In a perfect world we would'nt need a QMS at all. I feel your pain.
 

Sidney Vianna

Post Responsibly
Leader
Admin
So what is the idea: to create an ISO 9001 certified management system and organization without a quality manager.

snip...snip...snip

Any ideas / experiences / comments / omissions?
It can be done, provided the organization is enlightened.

Does your organization have to have an Ethics Manager, in order to be an ethical organization? Does any organization have a Chief Ethics Officer? Most organizations operate ethically in the absence of an ethics manager or ethics officer. The same could be accomplished in the quality field, in my opinion.
 

Jim Wynne

Leader
Admin
It can be done, provided the organization is enlightened.

Does your organization have to have an Ethics Manager, in order to be an ethical organization? Does any organization have a Chief Ethics Officer? Most organizations operate ethically in the absence of an ethics manager or ethics officer. The same could be accomplished in the quality field, in my opinion.

This is a good point, imo. I've often asked why it is that production is the only business function where inspectors are considered necessary. Why are there no inspectors in Accounts Payable, or sales/marketing? The answer is that everywhere in a company except production, people are expected to know what they're doing and do it correctly the first time, and there just aren't enough errors to justify having a dedicated inspector on hand--the idea is rightly considered ludicrous. A well-led organization shouldn't need a QM, and also shouldn't need a quality department.
 
T

Ted Schmitt

A well-led organization shouldn't need a QM, and also shouldn't need a quality department.

Especially if we go on the premise that "Things should be done right the first time" then yes, we should not need a QM or a Quality Department... but then again, most of us would be out a a job! :mg:
 
D

dna_leri

A well-led organization shouldn't need a QM, and also shouldn't need a quality department.

Martijn,

I think your proposal for a QMS without a QM has many merits. To pick up on Jim's point, it does give you a template for an organisation without a Quality department.

However I still think it falls down on the quality leadership question. Without quality leadership, the opportunity exists for the QMS to be deprioritised when business situations or personnel change. There is a need for someone to be the reference point for the process owners and top management when they need clarification or interpretation of requirements. Critically there needs to be defined responsibility for integrating the processes into an overall system, including many of the tasks you describe as "typical quality manager tasks".

This person might be called the Quality Manager or the Operations Manager or the CEO or the Business Process Manager - the name is not important but the responsibility is. I know many small businesses do not have a Quality Manager, I am sure some of them reading this thread can provide their insights on how this works and whether it is scalable.
 
G

Geoff Withnell

This is a good point, imo. I've often asked why it is that production is the only business function where inspectors are considered necessary.
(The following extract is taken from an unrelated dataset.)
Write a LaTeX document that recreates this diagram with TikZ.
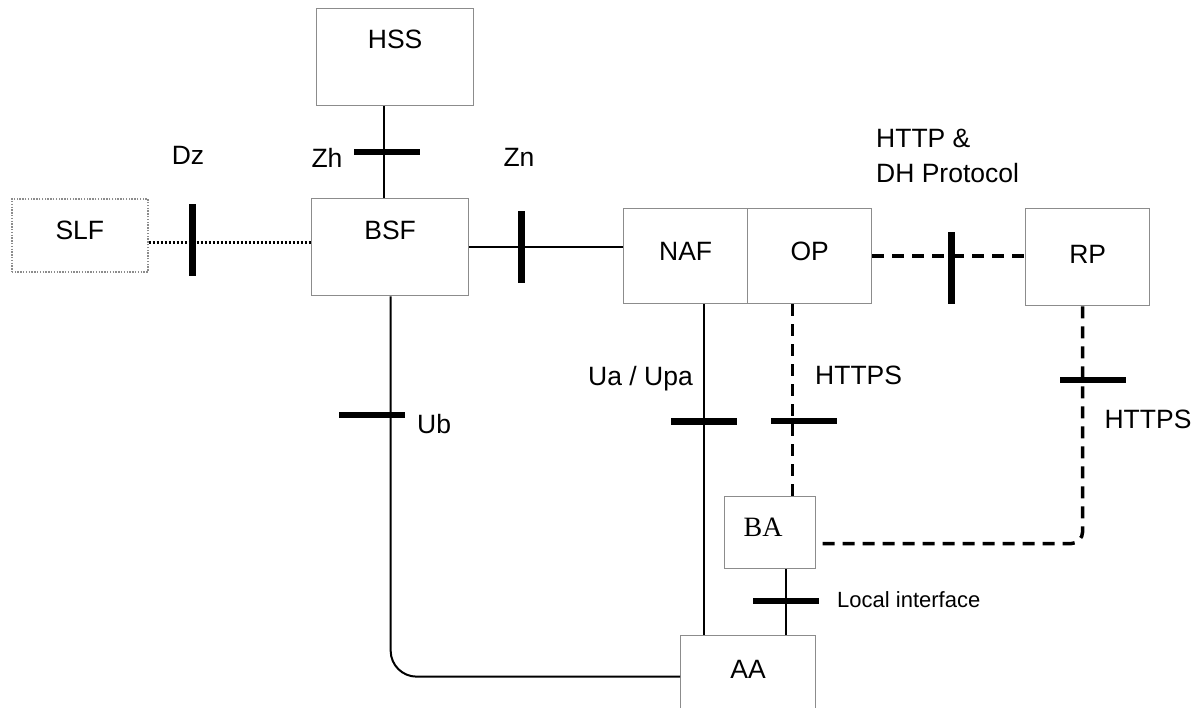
\documentclass[tikz,border=0pt]{standalone}
\usepackage{fontspec}
\setmainfont{Liberation Sans}
\newfontfamily\bafont{Liberation Serif}
\usepackage{tikz}
\usetikzlibrary{positioning,calc}
\definecolor{boxgray}{RGB}{140,140,140}
\tikzset{
  ent/.style={draw=boxgray, line width=1.3pt, inner sep=0pt, anchor=north west,
              font=\fontsize{26.5}{30}\selectfont, text height=19pt, text depth=#1},
  ent/.default=0pt,
  optent/.style={ent=#1, draw=boxgray, line width=1.6pt, dash pattern=on 1.4pt off 1.4pt},
  lbl/.style={font=\fontsize{26.5}{35}\selectfont, inner sep=0pt},
  smalllbl/.style={font=\fontsize{22}{26}\selectfont, inner sep=0pt},
  conn/.style={line width=2pt},
  dashconn/.style={line width=3.5pt, dash pattern=on 12pt off 8pt},
  dotconn/.style={line width=3pt, dash pattern=on 2pt off 2pt},
  hbar/.style={fill=black, sharp corners, inner sep=0pt, minimum width=66pt, minimum height=6.5pt},
  vbar/.style={fill=black, sharp corners, inner sep=0pt, minimum width=6.5pt, minimum height=72pt}
}
\begin{document}
\begin{tikzpicture}[x=1pt, y=-1pt]
\useasboundingbox (0,0) rectangle (1199,707);
\clip (0,0) rectangle (1199,707);
% entities
\node[ent=37pt, minimum width=157pt, minimum height=97pt] (HSS) at (316,8) {HSS};
\node[ent=35pt, minimum width=157pt, minimum height=97pt] (BSF) at (311,198) {BSF};
\node[optent=10pt, minimum width=136pt, minimum height=73pt] (SLF) at (11,198) {SLF};
\node[ent=11pt, minimum width=124pt, minimum height=95pt] (NAF) at (623,208) {NAF};
\node[ent=11pt, minimum width=124pt, minimum height=95pt] (OP) at (747,208) {OP};
\node[ent=7pt, minimum width=124pt, minimum height=97pt] (RP) at (1025,208) {RP};
\node[ent=12pt, minimum width=91pt, minimum height=72pt, font=\bafont\fontsize{28}{30}\selectfont] (BA) at (724,496) {BA\hspace*{14pt}};
\node[ent=34pt, minimum width=135pt, minimum height=100pt] (AA) at (680,635) {AA};
% reference points
\draw[conn] ([xshift=-6.5pt]BSF.north) -- ([xshift=-6.5pt]BSF.north |- HSS.south)
  node[hbar, midway, xshift=3pt] {};
\draw[conn] (BSF.east) -- (BSF.east -| NAF.west)
  node[vbar, pos=0.34] {};
\draw[dotconn] ([yshift=-7pt]SLF.east) -- ([yshift=-7pt]SLF.east -| BSF.west)
  node[vbar, pos=0.27, yshift=2pt] {};
\draw[dashconn] (OP.east) -- (OP.east -| RP.west)
  node[vbar, pos=0.52, yshift=-11.5pt] {};
\draw[conn] ([xshift=18pt]NAF.south) -- ([xshift=18pt]NAF.south |- AA.north)
  node[hbar, pos=0.355] {};
\draw[dashconn] ([xshift=-17pt]OP.south) -- ([xshift=-17pt]OP.south |- BA.north)
  node[hbar, pos=0.61, xshift=11.5pt] {};
\draw[dashconn, rounded corners=12pt] ([xshift=-5pt]RP.south) |- ([yshift=-11pt]BA.east)
  node[hbar, pos=0.155, xshift=10pt] {};
\draw[conn] ([xshift=16pt]BA.south) -- ([xshift=16pt]BA.south |- AA.north)
  node[hbar, pos=0.48] {};
\draw[conn, rounded corners=26pt] ([xshift=0.5pt]BSF.south) |- ([yshift=9pt]AA.west)
  node[hbar, pos=0.156, xshift=-19pt] {};
% labels
\node[lbl] (dz) at (188,155) {Dz};
\node[lbl] (zh) at (327,158) {Zh};
\node[lbl] (zn) at (519,157) {Zn};
\node[lbl, anchor=west, align=left] (dh) at (876,156) {HTTP \&\\DH Protocol};
\node[lbl, anchor=east] (ua) at (693,379) {Ua / Upa};
\node[lbl, anchor=west] (https1) at (815,375) {HTTPS};
\node[lbl] (https2) at (1148,419) {HTTPS};
\node[lbl, anchor=west] (ub) at (417,424) {Ub};
\node[smalllbl, anchor=west] (loc) at (837,600) {Local interface};
\end{tikzpicture}
\end{document}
Why are there no inspectors in Accounts Payable, or sales/marketing? The answer is that everywhere in a company except production, people are expected to know what they're doing and do it correctly the first time, and there just aren't enough errors to justify having a dedicated inspector on hand--the idea is rightly considered ludicrous. A well-led organization shouldn't need a QM, and also shouldn't need a quality department.

Jim, just because they arn't called inspectors, doen't mean they aren't inspectors. Have you seen the approval process it takes to get a check cut? Every "approval" beyond the initial signature is an inspection step. Sales and marketing materials and campaigns go through editing, aka inspection. By the way, many large companies do have ethical officers. I would have been nice for Enron employees if Enron had one.

That said, I believe the quality function shoul be embedded in the operational departments, not separate.

Geoff Withnell
 

Sidney Vianna

Post Responsibly
Leader
Admin
I would have been nice for Enron employees if Enron had one.
When the top echelons of an organization are intrinsically unethical, you can have ethics officers, ombusdmen, social responsibility directors, ethics inspectors, hot lines, etc...and none of that will prevent fraud. Enron was the classical example against the "GREED IS GOOD" mindset.